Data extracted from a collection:
>> Start
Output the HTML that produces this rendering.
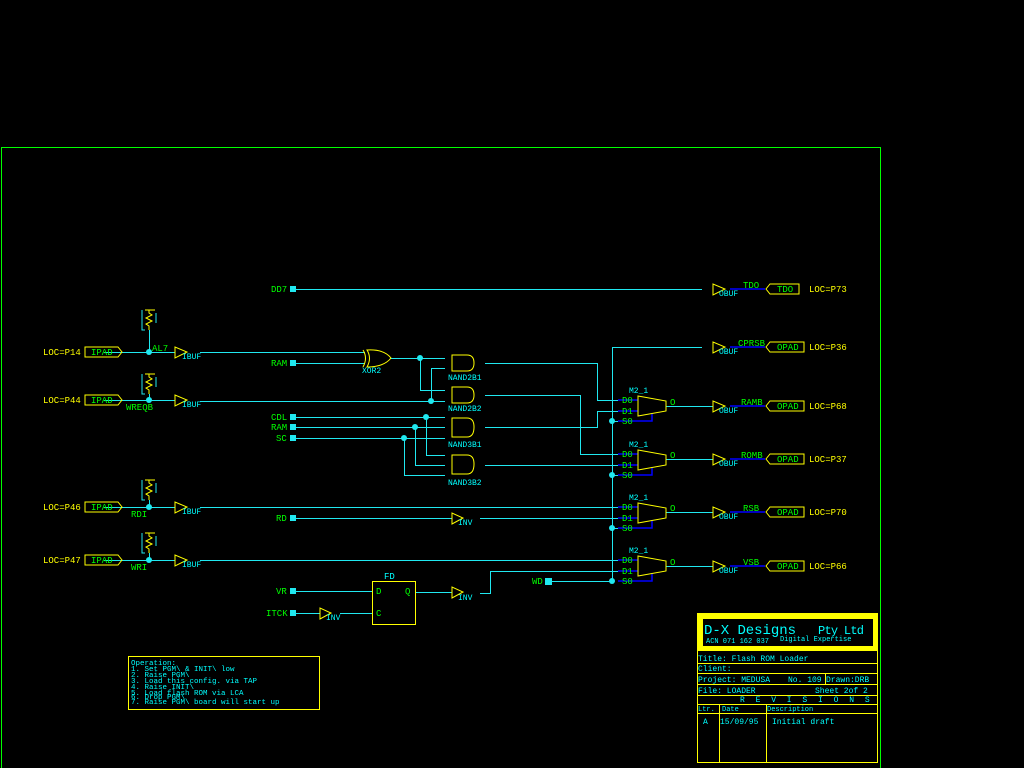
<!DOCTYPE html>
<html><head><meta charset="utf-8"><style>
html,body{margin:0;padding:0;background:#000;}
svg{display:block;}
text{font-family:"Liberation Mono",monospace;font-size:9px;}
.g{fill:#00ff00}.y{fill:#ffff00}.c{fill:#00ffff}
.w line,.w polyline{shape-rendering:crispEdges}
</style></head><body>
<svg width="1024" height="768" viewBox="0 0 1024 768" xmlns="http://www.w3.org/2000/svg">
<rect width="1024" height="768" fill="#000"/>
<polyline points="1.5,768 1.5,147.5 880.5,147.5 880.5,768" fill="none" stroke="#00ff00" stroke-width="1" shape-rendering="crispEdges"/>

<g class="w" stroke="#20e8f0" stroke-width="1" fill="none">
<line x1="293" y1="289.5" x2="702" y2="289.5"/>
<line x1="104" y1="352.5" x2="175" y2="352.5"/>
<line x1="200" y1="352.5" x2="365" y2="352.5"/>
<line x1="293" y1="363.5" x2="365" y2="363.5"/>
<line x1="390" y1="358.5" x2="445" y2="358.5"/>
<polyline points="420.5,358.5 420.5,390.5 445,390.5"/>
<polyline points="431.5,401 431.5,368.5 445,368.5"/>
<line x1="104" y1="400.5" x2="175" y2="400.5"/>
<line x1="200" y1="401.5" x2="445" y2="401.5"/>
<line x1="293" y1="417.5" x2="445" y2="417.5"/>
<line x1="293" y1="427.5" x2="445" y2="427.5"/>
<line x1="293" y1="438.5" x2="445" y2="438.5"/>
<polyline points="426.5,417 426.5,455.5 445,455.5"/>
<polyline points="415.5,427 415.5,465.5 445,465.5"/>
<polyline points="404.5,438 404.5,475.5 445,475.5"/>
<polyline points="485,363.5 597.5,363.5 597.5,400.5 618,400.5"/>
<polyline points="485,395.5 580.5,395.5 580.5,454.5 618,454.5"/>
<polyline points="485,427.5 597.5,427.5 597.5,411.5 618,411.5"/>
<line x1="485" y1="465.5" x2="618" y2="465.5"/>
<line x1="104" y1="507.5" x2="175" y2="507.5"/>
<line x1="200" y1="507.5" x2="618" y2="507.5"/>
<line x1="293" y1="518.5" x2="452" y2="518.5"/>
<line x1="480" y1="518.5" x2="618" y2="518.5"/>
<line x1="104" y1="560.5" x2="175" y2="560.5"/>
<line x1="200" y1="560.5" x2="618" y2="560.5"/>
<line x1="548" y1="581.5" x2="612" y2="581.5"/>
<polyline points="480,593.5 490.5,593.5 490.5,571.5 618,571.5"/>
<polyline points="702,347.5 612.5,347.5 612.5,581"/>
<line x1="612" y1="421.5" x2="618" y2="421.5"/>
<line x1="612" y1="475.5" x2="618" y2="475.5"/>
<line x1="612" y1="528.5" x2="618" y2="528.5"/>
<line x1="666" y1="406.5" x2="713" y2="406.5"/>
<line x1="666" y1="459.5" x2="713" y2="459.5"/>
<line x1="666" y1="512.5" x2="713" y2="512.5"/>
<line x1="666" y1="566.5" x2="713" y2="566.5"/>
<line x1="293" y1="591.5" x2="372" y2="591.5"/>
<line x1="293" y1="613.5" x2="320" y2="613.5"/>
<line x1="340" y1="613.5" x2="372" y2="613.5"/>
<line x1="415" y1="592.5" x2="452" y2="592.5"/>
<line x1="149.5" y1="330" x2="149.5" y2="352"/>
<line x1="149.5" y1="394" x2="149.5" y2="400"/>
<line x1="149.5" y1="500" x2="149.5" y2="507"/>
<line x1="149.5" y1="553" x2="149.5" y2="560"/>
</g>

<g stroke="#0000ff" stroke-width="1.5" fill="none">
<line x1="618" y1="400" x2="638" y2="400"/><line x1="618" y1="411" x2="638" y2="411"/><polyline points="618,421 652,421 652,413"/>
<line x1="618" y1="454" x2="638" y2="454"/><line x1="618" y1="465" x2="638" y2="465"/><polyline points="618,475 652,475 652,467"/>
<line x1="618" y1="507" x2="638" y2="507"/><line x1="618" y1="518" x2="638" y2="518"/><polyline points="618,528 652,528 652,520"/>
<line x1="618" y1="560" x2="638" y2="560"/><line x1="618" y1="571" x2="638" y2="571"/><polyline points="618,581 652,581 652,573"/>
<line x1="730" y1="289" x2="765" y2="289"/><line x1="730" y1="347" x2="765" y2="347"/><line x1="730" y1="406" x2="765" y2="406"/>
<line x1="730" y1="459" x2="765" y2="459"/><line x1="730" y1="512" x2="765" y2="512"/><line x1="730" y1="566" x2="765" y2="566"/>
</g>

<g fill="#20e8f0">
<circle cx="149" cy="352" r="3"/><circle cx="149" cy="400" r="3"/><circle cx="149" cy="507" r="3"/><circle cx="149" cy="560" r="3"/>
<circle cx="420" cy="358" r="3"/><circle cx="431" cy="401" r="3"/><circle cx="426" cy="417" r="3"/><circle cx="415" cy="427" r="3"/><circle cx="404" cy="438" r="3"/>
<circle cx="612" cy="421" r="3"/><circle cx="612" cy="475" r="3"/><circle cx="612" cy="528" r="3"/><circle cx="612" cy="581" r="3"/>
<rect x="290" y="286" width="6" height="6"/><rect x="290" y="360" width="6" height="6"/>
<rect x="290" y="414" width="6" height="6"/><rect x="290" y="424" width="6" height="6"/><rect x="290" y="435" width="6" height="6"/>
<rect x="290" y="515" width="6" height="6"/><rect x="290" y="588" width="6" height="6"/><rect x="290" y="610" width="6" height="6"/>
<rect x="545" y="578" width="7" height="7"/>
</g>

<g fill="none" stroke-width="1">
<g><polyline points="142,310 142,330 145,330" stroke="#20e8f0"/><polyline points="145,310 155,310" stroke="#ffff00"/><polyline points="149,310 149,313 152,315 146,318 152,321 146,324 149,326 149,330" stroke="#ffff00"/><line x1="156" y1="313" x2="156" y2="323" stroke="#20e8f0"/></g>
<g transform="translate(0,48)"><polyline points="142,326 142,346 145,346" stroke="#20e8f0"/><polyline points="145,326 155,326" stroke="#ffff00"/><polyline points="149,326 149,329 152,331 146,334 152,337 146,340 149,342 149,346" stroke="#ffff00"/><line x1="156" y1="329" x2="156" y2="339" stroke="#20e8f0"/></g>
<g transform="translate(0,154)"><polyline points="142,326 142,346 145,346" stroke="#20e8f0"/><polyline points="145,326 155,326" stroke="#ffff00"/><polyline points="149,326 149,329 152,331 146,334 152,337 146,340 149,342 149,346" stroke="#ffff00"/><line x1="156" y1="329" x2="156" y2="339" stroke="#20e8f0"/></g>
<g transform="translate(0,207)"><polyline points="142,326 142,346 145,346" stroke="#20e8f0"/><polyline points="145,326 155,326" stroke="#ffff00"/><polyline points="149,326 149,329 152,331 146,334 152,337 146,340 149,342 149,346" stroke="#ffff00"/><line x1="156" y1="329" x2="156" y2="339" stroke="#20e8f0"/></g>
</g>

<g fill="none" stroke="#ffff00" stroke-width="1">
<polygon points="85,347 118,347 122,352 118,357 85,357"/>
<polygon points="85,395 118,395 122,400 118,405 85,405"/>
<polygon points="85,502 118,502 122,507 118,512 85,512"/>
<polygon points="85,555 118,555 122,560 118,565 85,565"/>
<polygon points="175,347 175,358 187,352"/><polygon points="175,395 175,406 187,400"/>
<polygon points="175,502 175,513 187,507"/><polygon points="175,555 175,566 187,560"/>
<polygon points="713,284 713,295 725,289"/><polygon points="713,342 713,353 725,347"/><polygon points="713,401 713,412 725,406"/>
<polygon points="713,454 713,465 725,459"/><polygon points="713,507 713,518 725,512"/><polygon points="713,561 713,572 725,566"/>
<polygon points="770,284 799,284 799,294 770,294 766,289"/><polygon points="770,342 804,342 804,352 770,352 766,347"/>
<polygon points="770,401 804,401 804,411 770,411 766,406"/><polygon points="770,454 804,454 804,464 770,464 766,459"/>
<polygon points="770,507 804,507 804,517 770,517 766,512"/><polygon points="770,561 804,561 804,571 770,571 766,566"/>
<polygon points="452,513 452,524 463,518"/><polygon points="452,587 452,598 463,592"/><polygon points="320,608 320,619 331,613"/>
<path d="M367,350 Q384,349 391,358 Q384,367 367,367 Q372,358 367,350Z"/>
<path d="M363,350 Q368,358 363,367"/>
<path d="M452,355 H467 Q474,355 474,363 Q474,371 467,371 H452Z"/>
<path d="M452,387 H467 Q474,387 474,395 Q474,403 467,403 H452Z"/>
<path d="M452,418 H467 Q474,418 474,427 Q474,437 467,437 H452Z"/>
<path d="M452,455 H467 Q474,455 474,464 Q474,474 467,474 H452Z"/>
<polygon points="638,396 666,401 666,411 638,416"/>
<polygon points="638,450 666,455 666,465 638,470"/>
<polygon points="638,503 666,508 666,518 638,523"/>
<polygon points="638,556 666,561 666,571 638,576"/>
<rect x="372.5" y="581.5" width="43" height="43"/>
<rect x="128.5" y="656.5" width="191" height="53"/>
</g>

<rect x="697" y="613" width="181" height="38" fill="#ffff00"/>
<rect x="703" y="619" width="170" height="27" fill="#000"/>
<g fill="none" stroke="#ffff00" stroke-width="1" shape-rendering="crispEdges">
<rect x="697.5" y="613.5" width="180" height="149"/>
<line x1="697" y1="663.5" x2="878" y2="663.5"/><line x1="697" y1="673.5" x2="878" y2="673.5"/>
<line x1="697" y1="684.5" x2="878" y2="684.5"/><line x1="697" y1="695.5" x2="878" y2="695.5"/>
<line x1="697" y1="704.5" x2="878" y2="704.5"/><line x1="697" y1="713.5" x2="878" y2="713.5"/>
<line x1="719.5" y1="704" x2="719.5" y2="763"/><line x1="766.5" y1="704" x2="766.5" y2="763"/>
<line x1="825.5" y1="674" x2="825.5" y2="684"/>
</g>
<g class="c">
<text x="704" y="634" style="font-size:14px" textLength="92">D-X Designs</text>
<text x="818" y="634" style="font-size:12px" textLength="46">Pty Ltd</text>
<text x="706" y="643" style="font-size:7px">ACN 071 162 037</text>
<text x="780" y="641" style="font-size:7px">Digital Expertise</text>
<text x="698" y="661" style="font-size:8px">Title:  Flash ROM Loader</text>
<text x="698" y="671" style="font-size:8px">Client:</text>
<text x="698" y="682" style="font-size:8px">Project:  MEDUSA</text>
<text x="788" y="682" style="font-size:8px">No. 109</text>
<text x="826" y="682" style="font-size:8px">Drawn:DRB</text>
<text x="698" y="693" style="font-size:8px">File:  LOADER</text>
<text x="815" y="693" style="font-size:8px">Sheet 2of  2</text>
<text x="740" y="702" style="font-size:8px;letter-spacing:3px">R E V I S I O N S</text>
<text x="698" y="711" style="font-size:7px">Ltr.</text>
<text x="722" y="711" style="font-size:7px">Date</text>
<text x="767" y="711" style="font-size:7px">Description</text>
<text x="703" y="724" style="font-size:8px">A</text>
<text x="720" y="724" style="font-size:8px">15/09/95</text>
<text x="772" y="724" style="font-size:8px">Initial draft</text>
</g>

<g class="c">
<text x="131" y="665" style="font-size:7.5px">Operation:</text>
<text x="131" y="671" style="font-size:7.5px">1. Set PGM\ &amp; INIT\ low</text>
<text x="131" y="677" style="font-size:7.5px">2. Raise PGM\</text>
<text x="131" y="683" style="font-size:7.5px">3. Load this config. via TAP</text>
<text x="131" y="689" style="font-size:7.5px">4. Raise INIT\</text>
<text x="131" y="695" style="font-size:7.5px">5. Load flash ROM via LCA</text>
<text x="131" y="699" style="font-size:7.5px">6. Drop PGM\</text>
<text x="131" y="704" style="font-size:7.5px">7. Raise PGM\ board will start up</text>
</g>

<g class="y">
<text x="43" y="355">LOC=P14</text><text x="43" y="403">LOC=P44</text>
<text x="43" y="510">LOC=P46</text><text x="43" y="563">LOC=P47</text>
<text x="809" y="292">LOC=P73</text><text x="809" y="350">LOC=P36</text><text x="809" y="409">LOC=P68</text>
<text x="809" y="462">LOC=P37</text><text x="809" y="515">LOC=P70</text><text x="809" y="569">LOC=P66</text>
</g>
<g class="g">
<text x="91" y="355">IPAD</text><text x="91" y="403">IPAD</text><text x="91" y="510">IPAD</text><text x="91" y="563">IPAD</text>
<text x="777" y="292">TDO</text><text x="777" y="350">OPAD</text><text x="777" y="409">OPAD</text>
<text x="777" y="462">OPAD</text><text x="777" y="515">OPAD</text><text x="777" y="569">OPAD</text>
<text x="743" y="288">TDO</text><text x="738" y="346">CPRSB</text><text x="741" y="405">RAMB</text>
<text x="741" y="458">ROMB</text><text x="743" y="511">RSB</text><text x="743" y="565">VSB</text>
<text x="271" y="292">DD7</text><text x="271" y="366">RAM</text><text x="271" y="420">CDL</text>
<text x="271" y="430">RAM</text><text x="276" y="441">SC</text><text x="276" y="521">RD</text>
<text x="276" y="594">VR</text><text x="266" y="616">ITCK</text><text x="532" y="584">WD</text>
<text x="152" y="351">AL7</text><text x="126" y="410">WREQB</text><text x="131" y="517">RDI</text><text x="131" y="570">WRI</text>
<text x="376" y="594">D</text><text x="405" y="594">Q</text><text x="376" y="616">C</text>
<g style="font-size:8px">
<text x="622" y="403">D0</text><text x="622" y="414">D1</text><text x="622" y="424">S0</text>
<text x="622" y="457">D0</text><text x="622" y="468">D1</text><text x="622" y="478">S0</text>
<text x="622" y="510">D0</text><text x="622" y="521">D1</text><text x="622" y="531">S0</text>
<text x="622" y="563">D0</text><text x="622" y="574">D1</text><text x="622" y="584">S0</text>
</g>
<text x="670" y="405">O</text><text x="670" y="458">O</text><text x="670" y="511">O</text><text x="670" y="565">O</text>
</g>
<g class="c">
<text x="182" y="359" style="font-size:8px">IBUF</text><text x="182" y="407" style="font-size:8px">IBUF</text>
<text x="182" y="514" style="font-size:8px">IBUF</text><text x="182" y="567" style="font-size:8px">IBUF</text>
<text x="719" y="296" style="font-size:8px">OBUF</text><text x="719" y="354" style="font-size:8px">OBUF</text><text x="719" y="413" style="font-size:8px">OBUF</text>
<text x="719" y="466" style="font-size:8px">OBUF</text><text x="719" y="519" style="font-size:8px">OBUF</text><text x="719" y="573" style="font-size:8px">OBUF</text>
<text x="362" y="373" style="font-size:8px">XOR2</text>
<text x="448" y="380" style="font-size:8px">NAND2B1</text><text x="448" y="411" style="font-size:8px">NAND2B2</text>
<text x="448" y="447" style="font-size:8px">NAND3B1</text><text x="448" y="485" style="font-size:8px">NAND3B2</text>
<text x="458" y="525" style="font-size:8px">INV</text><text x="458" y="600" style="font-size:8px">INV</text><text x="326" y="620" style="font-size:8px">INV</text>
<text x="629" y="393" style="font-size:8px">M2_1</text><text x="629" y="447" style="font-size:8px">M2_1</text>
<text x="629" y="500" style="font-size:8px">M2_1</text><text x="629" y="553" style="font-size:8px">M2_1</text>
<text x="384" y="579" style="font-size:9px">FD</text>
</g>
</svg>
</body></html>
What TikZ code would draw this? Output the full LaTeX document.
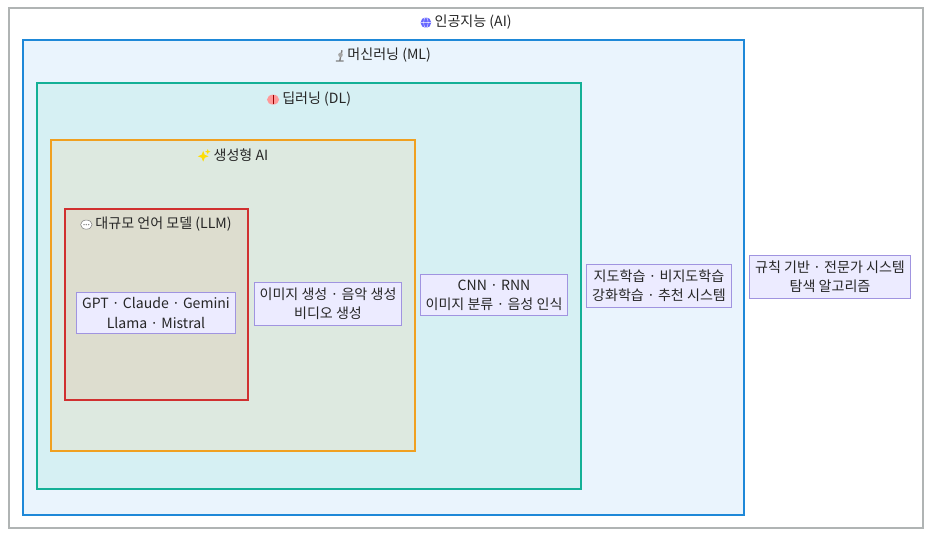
>> End
WRITTEN INSTRUCTION: Copy every line above that includes the string "Output".

WRITTEN SOLUTION:
Output the HTML that produces this rendering.
What TikZ code would draw this? Output the full LaTeX document.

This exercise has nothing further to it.